"Gus"
Dalam lingkungan pesantren, sebutan Gus adalah suatu hal yang lazim didengar.
Gus adalah gelar untuk menyebut anak kyai yang mempunyai arti “abang” atau “mas”. "Gus" dalam tradisi pesantren itu adalah suatu gelar yang otomatis melekat, suatu ascribed status, dimana kedudukan yang diperoleh secara otomatis.
Tidak perlu seorang Gus mengenalkan dirinya Gus kepada orang lain, karena orang lain sudah tahu mengenai ke-Gus-annya. Dengan demikian, "Gus" adalah semacam pangeran dalam keraton jawa. Gelar "Gus" biasanya ditemui di daerah Jawa Tengah dan Jawa Timur.
Gelar "Gus" juga menunjukan adanya strata sosial dalam lingkungan pesantren. “Gus” itu semacam kepanjangan tangan kyai, karena mereka adalah harapan penerus pesantren.
Karena jabatan Kyai biasanya menurun kepada anak atau menantunya.
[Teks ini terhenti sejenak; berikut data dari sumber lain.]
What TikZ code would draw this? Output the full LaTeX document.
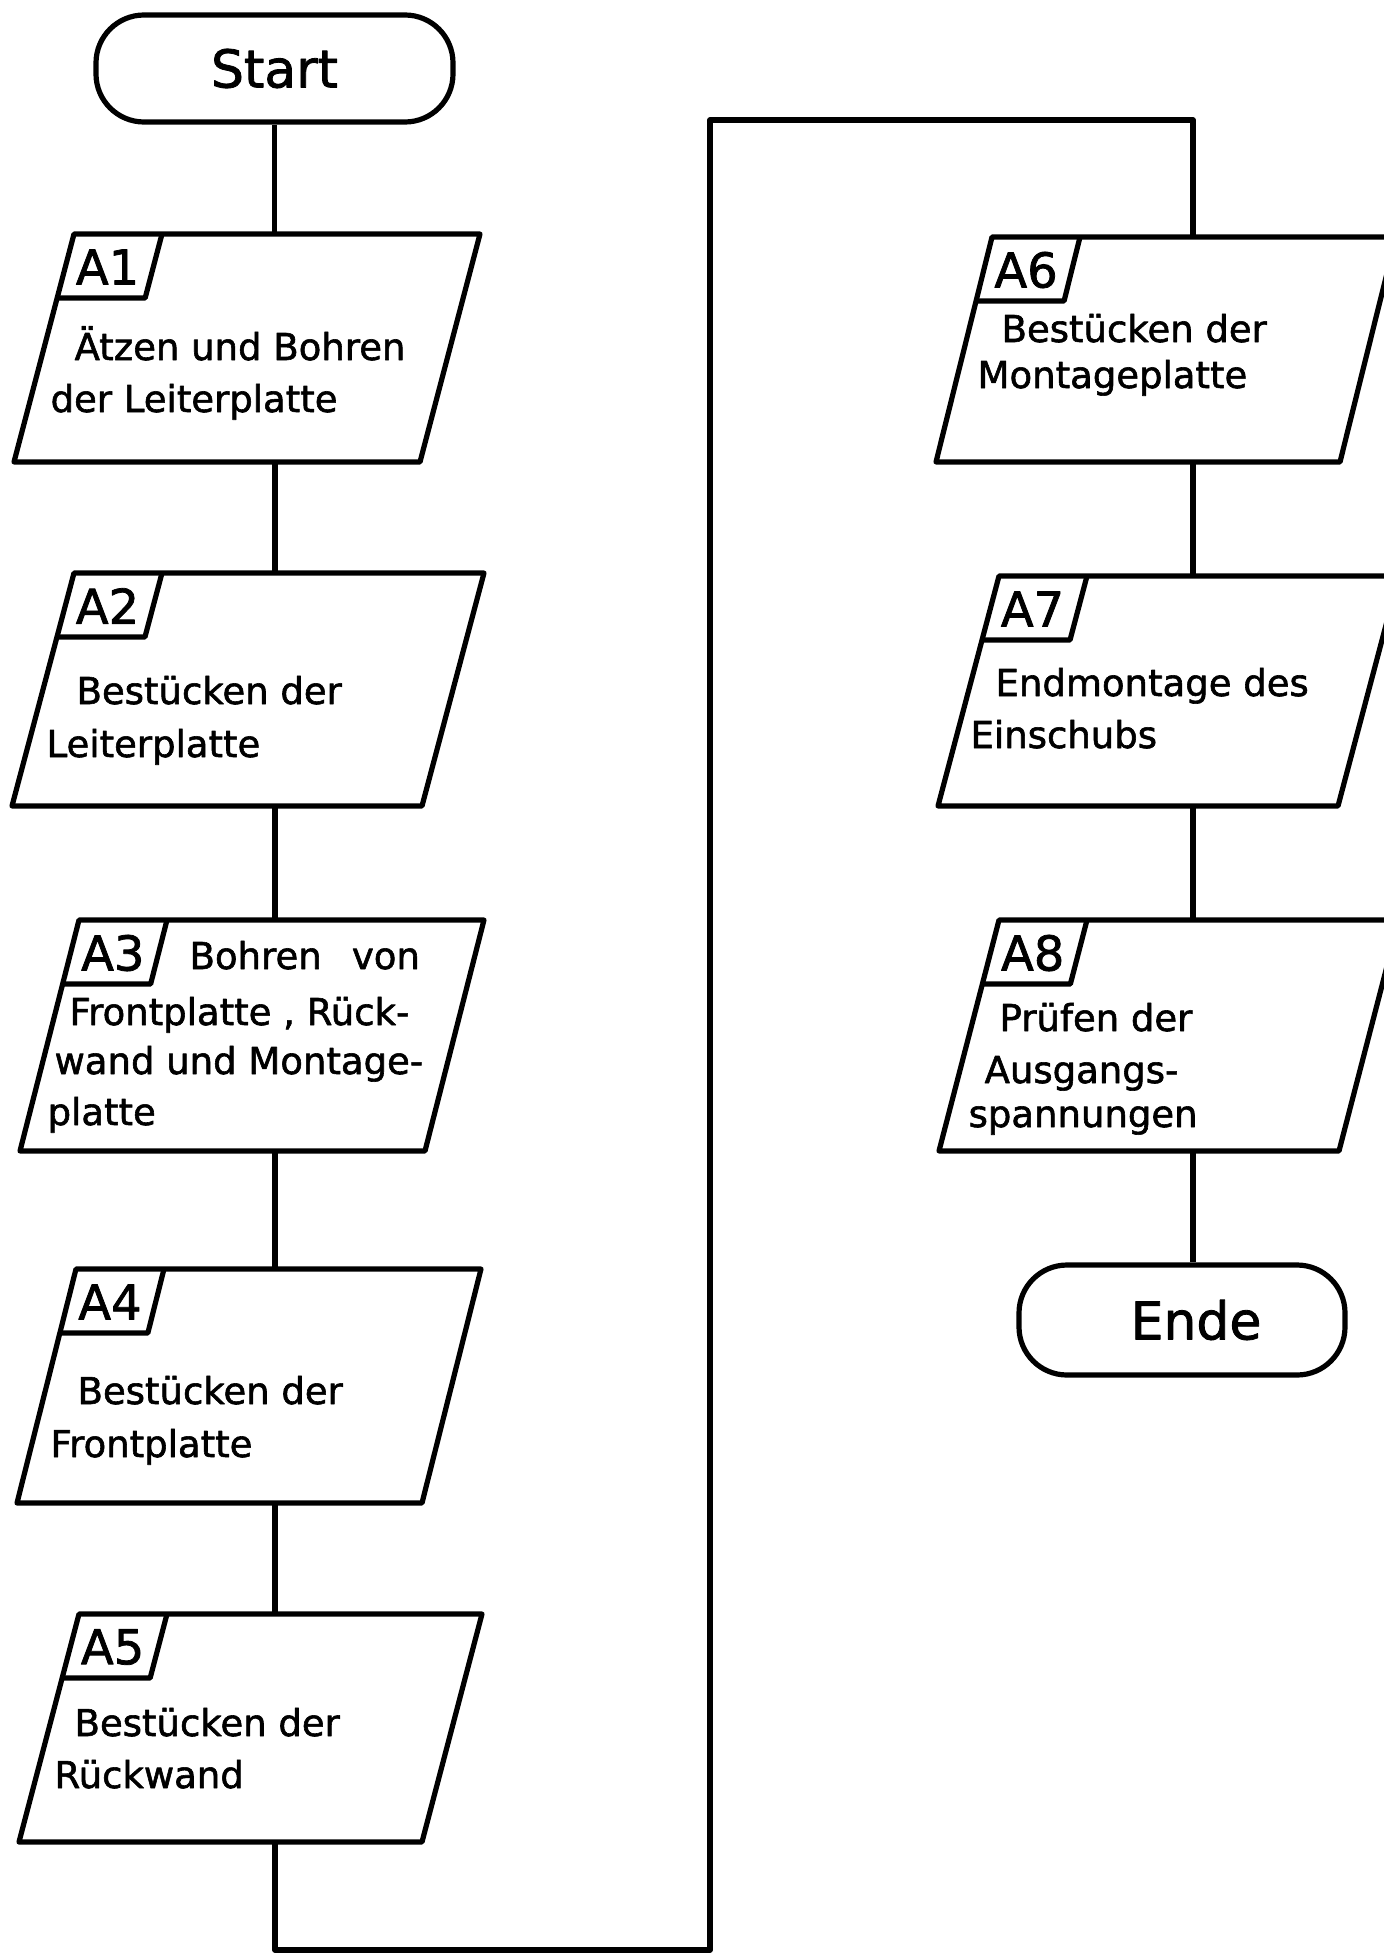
\documentclass[tikz,border=0pt]{standalone}
\usepackage{fontspec}
\setmainfont[FakeBold=1.2]{DejaVu Sans}
\newfontfamily\din[FakeBold=1.6]{DejaVu Sans}
\newcommand\pgbox[8]{% #1 name, #2 x, #3 y, #4 w, #5 h, #6 slant, #7 label, #8 connector x
  \draw (#2,#3) -- ({#2+#4},#3) -- ({#2+#4-#6},{#3+#5}) -- ({#2-#6},{#3+#5}) -- cycle;
  \draw ({#2+88},#3) -- ({#2+88-#6*64/#5},{#3+64}) -- ({#2-#6*64/#5},{#3+64});
  \node[lbl] (#1-lbl) at ({#2+42-#6*32/#5},{#3+33}) {#7};
  \coordinate (#1-n) at (#8,#3);
  \coordinate (#1-s) at (#8,{#3+#5});
}
\begin{document}
\begin{tikzpicture}[x=0.5pt,y=-0.5pt,line width=2.6pt,line join=round,
  txt/.style={anchor=base west,inner sep=0pt,font=\din\fontsize{18.5pt}{22pt}\selectfont},
  lbl/.style={anchor=center,inner sep=0pt,font=\din\fontsize{24pt}{28pt}\selectfont},
  term/.style={draw,rounded corners=24pt,inner sep=0pt,font=\din\fontsize{26pt}{30pt}\selectfont}]
\useasboundingbox (0,0) rectangle (1384,1953);
\clip (0,0) rectangle (1384,1953);
% terminals
\node[term,minimum width=178.5pt,minimum height=53.5pt] (start) at (274.5,68.5) {Start};
\node[term,minimum width=163pt,minimum height=55pt] (ende) at (1182,1320) {\hspace{14pt}Ende};
% left column
\pgbox{A1}{74}{234}{406}{228}{60}{A1}{275}
\pgbox{A2}{74}{573}{410}{233}{62}{A2}{275}
\pgbox{A3}{79}{920}{405}{231}{59}{A3}{275}
\pgbox{A4}{76}{1269}{405}{234}{59}{A4}{275}
\pgbox{A5}{79}{1614}{403}{228}{60}{A5}{275}
% right column
\pgbox{A6}{992}{237}{404}{225}{56}{A6}{1193}
\pgbox{A7}{999}{576}{400}{230}{61}{A7}{1193}
\pgbox{A8}{999}{920}{400}{231}{60}{A8}{1193}
% texts
\node[txt] (t1a) at (72,360) {Ätzen und Bohren};
\node[txt] (t1b) at (48,412) {der Leiterplatte};
\node[txt] (t2a) at (74,704) {Bestücken der};
\node[txt] (t2b) at (44,757) {Leiterplatte};
\node[txt] (t3a) at (187,969) {Bohren\hspace{0.5em} von};
\node[txt] (t3b) at (67,1025) {Frontplatte , Rück-};
\node[txt] (t3c) at (52,1074) {wand und Montage-};
\node[txt] (t3d) at (45,1125) {platte};
\node[txt] (t4a) at (75,1404) {Bestücken der};
\node[txt] (t4b) at (48,1457) {Frontplatte};
\node[txt] (t5a) at (72,1736) {Bestücken der};
\node[txt] (t5b) at (52,1788) {Rückwand};
\node[txt] (t6a) at (999,342) {Bestücken der};
\node[txt] (t6b) at (975,388) {Montageplatte};
\node[txt] (t7a) at (993,696) {Endmontage des};
\node[txt] (t7b) at (968,748) {Einschubs};
\node[txt] (t8a) at (997,1031) {Prüfen der};
\node[txt] (t8b) at (982,1083) {Ausgangs-};
\node[txt] (t8c) at (966,1127) {spannungen};
% connectors
\coordinate (c1) at (275,1950);
\coordinate (c2) at (710,1950);
\coordinate (c3) at (710,120);
\coordinate (c4) at (1193,120);
\draw (start.south) -- (start.south |- A1-n);
\draw (A1-s) -- (A2-n);
\draw (A2-s) -- (A3-n);
\draw (A3-s) -- (A4-n);
\draw (A4-s) -- (A5-n);
\draw (A5-s) -- (c1) -- (c2) -- (c3) -- (c4) -- (A6-n);
\draw (A6-s) -- (A7-n);
\draw (A7-s) -- (A8-n);
\draw (A8-s) -- (A8-s |- ende.north);
\end{tikzpicture}
\end{document}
Dengan demikian, menjadi Gus adalah menjadi bayang-bayang dari ayahandanya, dan bahkan Kyai yang sudah menjadi Kyai, tetap dipanggil sebagai Gus, seperti Gus Dur dan Gus Mus.
Melihat posisi Gus mempunyai nilai tawar yang tinggi di mata masyarakat, maka banyak orang yang juga ingin dipanggil dengan sebutan “Gus”. Orang macam ini harus dipertanyakan kejujurannya, karena tidak serta merta ia menggunakan gelar itu seenaknya, karena ia tidak bisa mengubah takdir orangtuanya.
Mungkin saja, dengan melekatkan nama "Gus" maka ia ingin memudahkan marketing dirinya, karena tanpa gelar "Gus" ia bukan siapa-siapa dan tidak bisa apa-apa.